— SUPPLIED RECORDS —
= = =
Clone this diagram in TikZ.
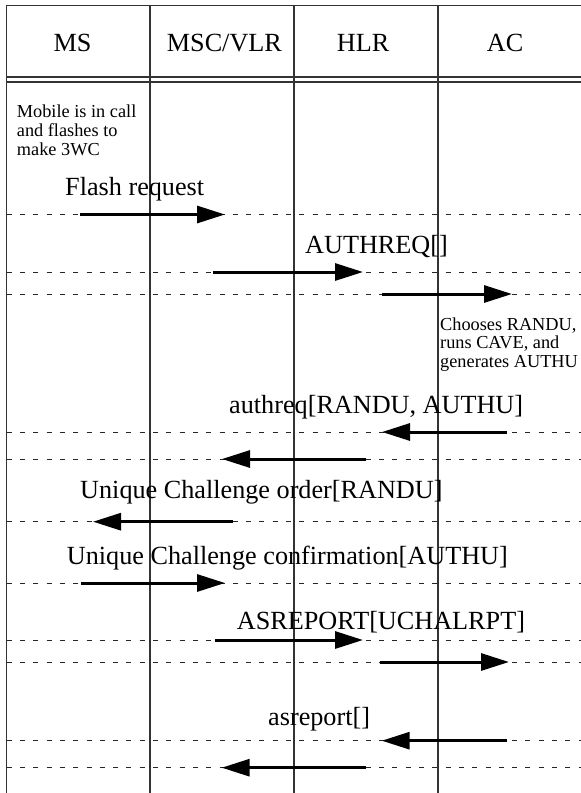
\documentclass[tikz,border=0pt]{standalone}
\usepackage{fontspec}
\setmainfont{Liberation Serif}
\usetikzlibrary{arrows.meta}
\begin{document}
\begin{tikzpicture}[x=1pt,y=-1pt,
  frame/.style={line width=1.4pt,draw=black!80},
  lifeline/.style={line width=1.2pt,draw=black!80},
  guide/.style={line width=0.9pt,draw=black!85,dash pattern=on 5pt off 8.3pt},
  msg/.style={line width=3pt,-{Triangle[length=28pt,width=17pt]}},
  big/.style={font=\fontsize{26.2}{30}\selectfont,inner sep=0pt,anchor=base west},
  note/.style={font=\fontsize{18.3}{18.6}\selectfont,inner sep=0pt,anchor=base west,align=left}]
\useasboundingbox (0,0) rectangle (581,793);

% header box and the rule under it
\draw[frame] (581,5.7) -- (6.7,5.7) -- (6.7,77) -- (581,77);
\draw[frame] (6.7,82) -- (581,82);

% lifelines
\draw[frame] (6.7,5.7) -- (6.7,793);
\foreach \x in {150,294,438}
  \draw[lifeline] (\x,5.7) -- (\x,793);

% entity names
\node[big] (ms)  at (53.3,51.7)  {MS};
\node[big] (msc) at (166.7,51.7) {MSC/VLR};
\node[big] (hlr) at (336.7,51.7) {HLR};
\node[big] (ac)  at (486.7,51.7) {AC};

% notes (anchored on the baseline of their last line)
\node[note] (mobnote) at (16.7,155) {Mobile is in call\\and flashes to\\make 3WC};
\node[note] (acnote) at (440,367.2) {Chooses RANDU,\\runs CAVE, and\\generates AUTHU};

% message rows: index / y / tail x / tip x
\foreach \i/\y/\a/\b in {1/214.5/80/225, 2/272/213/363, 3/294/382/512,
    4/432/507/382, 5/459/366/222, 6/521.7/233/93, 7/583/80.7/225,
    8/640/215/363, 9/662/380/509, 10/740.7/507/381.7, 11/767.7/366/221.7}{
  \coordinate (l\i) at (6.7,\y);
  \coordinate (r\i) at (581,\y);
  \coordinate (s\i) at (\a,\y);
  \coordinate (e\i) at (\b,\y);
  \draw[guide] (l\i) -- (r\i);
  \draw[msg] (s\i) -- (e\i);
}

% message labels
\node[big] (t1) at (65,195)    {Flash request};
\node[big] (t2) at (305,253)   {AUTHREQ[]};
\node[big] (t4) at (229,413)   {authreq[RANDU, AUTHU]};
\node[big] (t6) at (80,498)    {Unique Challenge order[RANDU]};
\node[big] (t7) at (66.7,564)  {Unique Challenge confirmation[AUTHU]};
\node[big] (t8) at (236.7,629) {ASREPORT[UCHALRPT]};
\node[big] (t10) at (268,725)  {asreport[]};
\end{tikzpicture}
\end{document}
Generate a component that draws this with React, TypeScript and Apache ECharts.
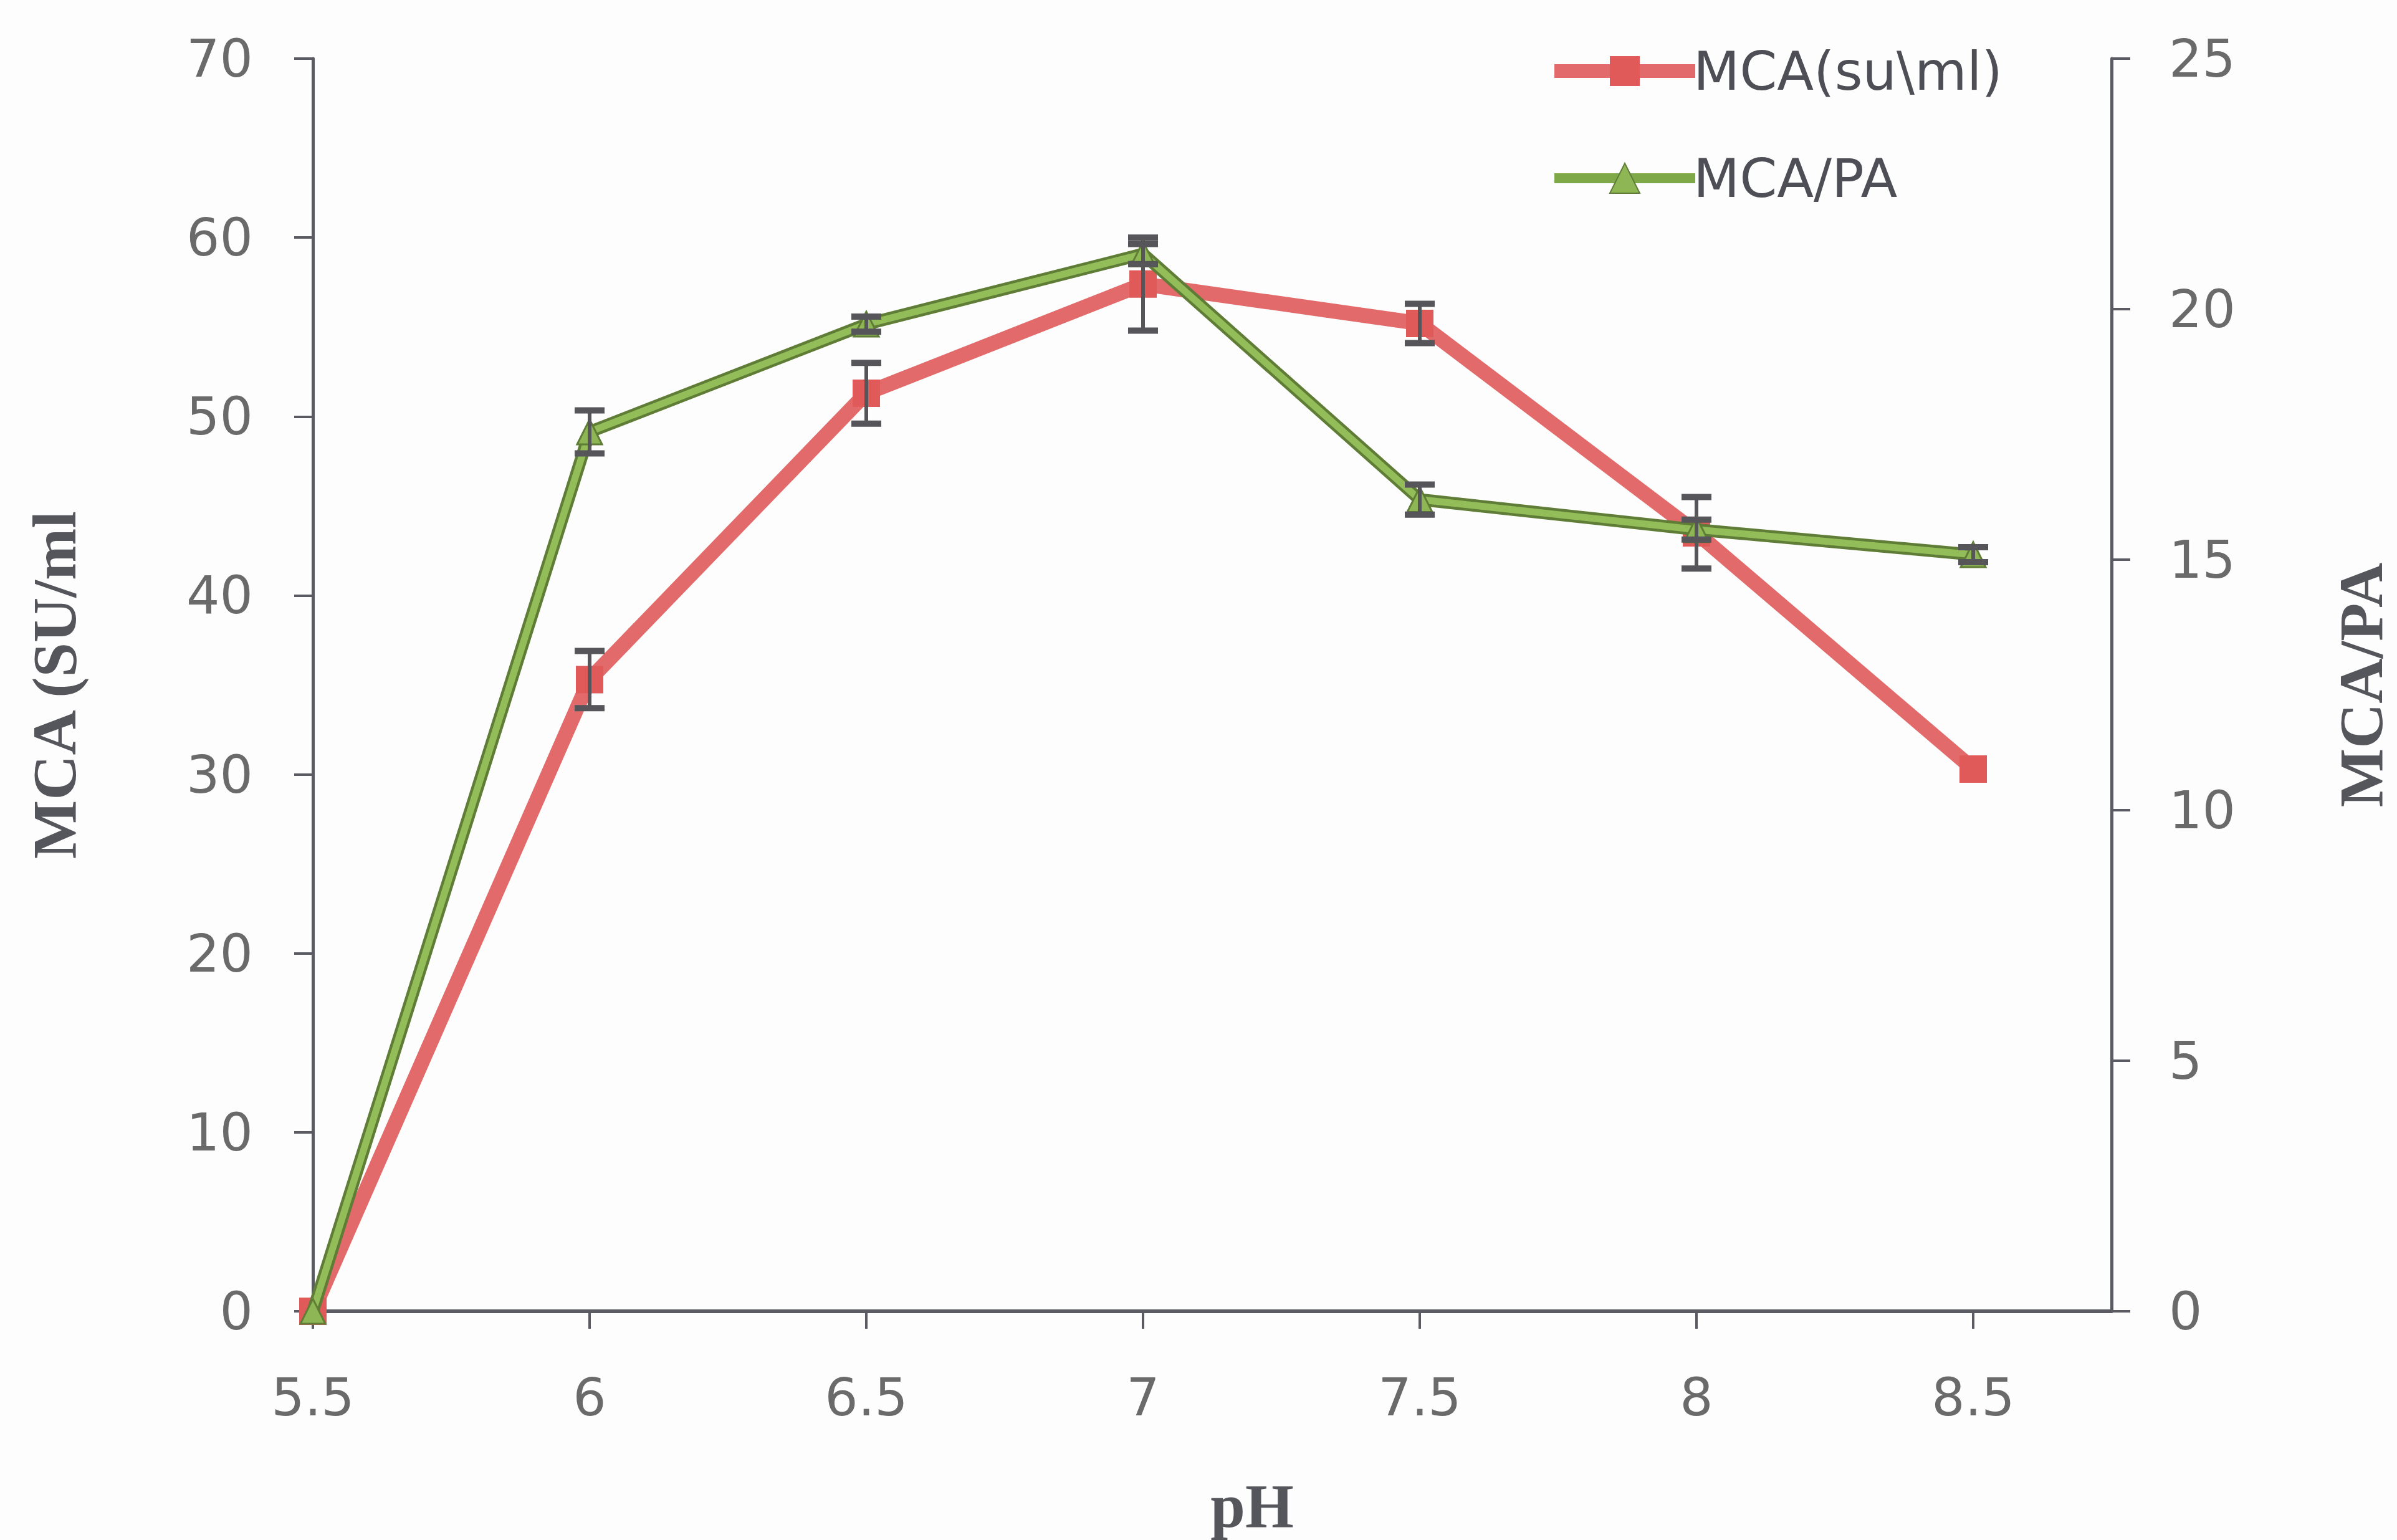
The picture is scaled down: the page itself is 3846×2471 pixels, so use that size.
= = =
— WORK REQUIRED —
In your copy of the listing above, reproduce each line exactly and omit all pictures.

— RESPONSE TO THE TASK —
Clone this diagram in TikZ.
\documentclass[tikz,border=0pt]{standalone}
\usepackage{fontspec}
\setmainfont{Liberation Serif}
\usetikzlibrary{arrows.meta}
\begin{document}
\begin{tikzpicture}[x=1pt,y=-1pt,
  frame/.style={line width=1.4pt,draw=black!80},
  lifeline/.style={line width=1.2pt,draw=black!80},
  guide/.style={line width=0.9pt,draw=black!85,dash pattern=on 5pt off 8.3pt},
  msg/.style={line width=3pt,-{Triangle[length=28pt,width=17pt]}},
  big/.style={font=\fontsize{26.2}{30}\selectfont,inner sep=0pt,anchor=base west},
  note/.style={font=\fontsize{18.3}{18.6}\selectfont,inner sep=0pt,anchor=base west,align=left}]
\useasboundingbox (0,0) rectangle (581,793);

% header box and the rule under it
\draw[frame] (581,5.7) -- (6.7,5.7) -- (6.7,77) -- (581,77);
\draw[frame] (6.7,82) -- (581,82);

% lifelines
\draw[frame] (6.7,5.7) -- (6.7,793);
\foreach \x in {150,294,438}
  \draw[lifeline] (\x,5.7) -- (\x,793);

% entity names
\node[big] (ms)  at (53.3,51.7)  {MS};
\node[big] (msc) at (166.7,51.7) {MSC/VLR};
\node[big] (hlr) at (336.7,51.7) {HLR};
\node[big] (ac)  at (486.7,51.7) {AC};

% notes (anchored on the baseline of their last line)
\node[note] (mobnote) at (16.7,155) {Mobile is in call\\and flashes to\\make 3WC};
\node[note] (acnote) at (440,367.2) {Chooses RANDU,\\runs CAVE, and\\generates AUTHU};

% message rows: index / y / tail x / tip x
\foreach \i/\y/\a/\b in {1/214.5/80/225, 2/272/213/363, 3/294/382/512,
    4/432/507/382, 5/459/366/222, 6/521.7/233/93, 7/583/80.7/225,
    8/640/215/363, 9/662/380/509, 10/740.7/507/381.7, 11/767.7/366/221.7}{
  \coordinate (l\i) at (6.7,\y);
  \coordinate (r\i) at (581,\y);
  \coordinate (s\i) at (\a,\y);
  \coordinate (e\i) at (\b,\y);
  \draw[guide] (l\i) -- (r\i);
  \draw[msg] (s\i) -- (e\i);
}

% message labels
\node[big] (t1) at (65,195)    {Flash request};
\node[big] (t2) at (305,253)   {AUTHREQ[]};
\node[big] (t4) at (229,413)   {authreq[RANDU, AUTHU]};
\node[big] (t6) at (80,498)    {Unique Challenge order[RANDU]};
\node[big] (t7) at (66.7,564)  {Unique Challenge confirmation[AUTHU]};
\node[big] (t8) at (236.7,629) {ASREPORT[UCHALRPT]};
\node[big] (t10) at (268,725)  {asreport[]};
\end{tikzpicture}
\end{document}
Generate a component that draws this with React, TypeScript and Apache ECharts.
The picture is scaled down: the page itself is 3846×2471 pixels, so use that size.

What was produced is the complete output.